Set problem:
Print the records below exactly, starting at the first line and stopping after the line that contains "plt.rcParams['font.family'] = ['Open". Leave out any pictures.

Data to use:
+---+

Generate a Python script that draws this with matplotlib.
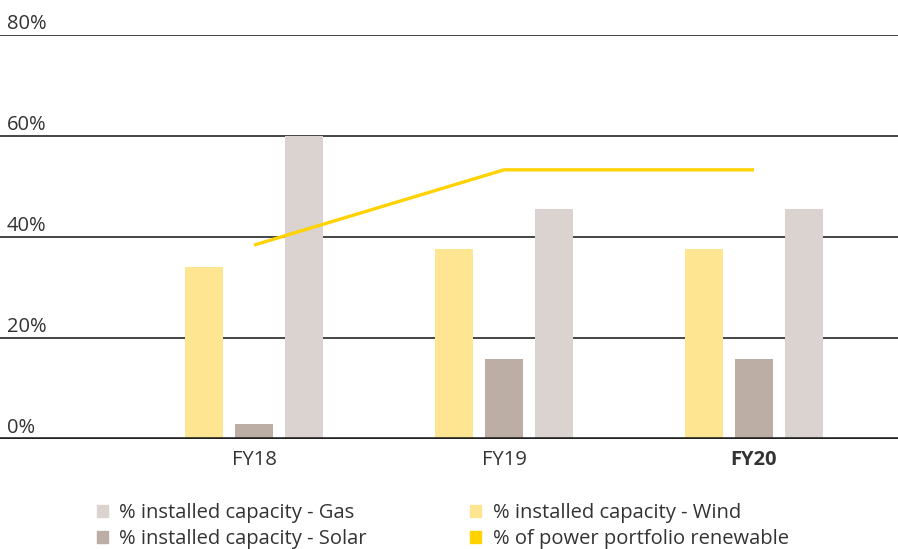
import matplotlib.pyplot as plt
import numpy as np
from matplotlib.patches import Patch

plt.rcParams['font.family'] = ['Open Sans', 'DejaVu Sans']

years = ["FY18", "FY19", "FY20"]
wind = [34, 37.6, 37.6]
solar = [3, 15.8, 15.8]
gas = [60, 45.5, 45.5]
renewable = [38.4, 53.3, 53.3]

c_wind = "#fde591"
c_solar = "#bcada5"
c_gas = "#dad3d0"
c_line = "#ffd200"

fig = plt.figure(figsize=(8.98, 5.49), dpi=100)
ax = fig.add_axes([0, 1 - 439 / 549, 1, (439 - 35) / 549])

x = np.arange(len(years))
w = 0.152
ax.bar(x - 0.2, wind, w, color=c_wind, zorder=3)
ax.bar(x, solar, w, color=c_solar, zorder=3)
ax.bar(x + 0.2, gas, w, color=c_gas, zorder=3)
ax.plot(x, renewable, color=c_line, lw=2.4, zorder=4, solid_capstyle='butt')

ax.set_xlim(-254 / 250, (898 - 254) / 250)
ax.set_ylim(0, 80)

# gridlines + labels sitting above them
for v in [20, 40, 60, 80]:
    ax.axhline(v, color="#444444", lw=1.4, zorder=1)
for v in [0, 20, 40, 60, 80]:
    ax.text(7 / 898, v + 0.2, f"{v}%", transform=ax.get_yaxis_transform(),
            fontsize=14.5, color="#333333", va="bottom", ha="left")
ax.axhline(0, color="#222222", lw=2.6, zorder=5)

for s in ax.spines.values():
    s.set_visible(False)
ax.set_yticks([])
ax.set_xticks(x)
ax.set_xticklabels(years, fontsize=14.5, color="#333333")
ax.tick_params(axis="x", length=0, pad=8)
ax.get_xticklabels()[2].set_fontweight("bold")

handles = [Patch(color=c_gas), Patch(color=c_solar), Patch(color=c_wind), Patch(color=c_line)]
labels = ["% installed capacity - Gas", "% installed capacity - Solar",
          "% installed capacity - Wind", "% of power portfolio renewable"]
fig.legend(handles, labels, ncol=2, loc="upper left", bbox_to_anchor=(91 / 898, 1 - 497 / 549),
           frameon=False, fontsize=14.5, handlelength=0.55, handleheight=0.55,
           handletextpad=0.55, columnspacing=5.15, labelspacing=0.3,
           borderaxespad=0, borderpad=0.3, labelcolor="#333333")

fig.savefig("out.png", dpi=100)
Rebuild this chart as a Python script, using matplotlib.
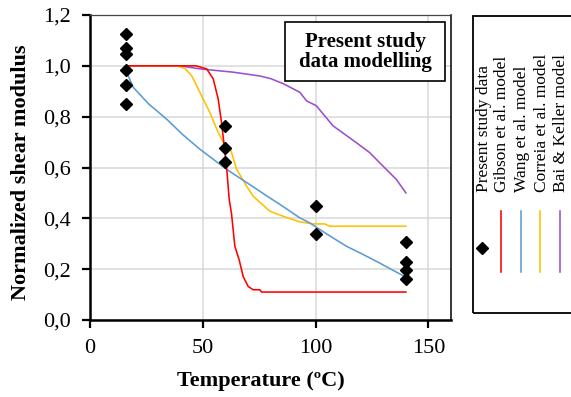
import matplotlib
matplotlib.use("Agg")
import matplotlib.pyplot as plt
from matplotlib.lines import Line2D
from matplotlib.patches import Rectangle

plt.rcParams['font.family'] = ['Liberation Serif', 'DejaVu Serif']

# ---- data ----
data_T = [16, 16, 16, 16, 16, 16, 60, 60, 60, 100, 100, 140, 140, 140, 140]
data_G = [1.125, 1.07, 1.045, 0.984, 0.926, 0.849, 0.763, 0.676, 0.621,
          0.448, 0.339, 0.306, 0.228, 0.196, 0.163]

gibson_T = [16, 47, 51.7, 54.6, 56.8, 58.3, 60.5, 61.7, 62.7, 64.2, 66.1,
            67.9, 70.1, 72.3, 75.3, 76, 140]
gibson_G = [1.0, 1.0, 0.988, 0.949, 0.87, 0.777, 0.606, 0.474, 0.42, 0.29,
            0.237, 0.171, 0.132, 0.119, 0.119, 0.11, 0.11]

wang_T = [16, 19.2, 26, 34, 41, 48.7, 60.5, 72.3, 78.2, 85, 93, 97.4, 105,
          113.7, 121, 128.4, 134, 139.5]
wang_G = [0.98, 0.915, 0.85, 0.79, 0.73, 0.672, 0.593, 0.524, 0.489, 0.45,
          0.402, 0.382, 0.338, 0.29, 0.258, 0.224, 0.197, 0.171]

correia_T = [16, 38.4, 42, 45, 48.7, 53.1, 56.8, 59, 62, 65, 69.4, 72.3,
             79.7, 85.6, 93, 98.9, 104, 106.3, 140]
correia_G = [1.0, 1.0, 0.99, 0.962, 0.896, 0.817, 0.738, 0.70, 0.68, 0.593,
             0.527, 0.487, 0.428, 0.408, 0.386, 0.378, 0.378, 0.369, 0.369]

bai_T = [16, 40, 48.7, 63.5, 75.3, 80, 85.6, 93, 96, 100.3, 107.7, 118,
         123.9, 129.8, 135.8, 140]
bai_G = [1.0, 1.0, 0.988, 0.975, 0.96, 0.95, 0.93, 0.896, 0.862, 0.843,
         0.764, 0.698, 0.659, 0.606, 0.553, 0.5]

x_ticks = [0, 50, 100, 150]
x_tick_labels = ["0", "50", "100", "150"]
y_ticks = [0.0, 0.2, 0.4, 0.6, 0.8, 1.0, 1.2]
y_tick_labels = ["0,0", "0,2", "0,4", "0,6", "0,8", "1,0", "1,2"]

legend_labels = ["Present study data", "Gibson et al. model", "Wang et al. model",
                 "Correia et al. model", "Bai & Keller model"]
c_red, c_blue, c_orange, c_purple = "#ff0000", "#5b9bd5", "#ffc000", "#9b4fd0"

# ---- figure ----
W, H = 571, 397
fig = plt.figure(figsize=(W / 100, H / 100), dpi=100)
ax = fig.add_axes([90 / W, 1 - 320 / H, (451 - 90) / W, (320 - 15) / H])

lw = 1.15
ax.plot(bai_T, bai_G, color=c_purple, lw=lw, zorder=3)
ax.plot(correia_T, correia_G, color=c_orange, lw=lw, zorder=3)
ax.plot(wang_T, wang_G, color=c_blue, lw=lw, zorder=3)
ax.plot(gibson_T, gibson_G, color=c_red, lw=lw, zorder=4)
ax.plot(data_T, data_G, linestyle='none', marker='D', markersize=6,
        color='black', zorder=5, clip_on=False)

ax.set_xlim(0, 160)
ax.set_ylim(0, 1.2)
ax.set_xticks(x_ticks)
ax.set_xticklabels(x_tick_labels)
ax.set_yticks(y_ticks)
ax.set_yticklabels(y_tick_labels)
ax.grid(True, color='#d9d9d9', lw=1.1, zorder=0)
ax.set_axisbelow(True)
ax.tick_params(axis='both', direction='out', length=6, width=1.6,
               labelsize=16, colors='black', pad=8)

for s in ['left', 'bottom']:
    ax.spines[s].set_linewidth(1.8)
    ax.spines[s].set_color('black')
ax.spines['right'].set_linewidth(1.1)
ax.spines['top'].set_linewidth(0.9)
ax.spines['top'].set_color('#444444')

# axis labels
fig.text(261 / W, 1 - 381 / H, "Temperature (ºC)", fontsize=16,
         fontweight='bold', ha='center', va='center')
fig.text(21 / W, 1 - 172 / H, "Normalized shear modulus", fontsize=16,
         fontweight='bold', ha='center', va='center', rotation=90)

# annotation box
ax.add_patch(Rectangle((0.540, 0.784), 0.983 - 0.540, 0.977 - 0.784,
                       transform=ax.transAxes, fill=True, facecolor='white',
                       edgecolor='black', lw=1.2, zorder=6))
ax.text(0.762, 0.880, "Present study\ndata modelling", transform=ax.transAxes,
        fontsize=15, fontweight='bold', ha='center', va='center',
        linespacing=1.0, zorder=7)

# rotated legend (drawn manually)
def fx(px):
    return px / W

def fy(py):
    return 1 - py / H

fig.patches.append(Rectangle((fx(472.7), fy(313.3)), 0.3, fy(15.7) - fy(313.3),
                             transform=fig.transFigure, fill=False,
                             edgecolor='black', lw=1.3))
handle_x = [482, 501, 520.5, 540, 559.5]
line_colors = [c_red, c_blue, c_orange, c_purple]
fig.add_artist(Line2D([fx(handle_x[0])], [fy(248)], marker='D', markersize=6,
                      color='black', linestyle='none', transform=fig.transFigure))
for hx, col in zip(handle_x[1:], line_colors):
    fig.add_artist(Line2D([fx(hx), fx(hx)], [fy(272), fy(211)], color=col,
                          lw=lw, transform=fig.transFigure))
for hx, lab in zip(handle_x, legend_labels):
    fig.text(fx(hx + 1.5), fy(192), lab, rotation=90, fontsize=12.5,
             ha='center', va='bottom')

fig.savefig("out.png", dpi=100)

+---+

Final result:
Generate a Python script that draws this with matplotlib.
import matplotlib.pyplot as plt
import numpy as np
from matplotlib.patches import Patch

plt.rcParams['font.family'] = ['Open Sans', 'DejaVu Sans']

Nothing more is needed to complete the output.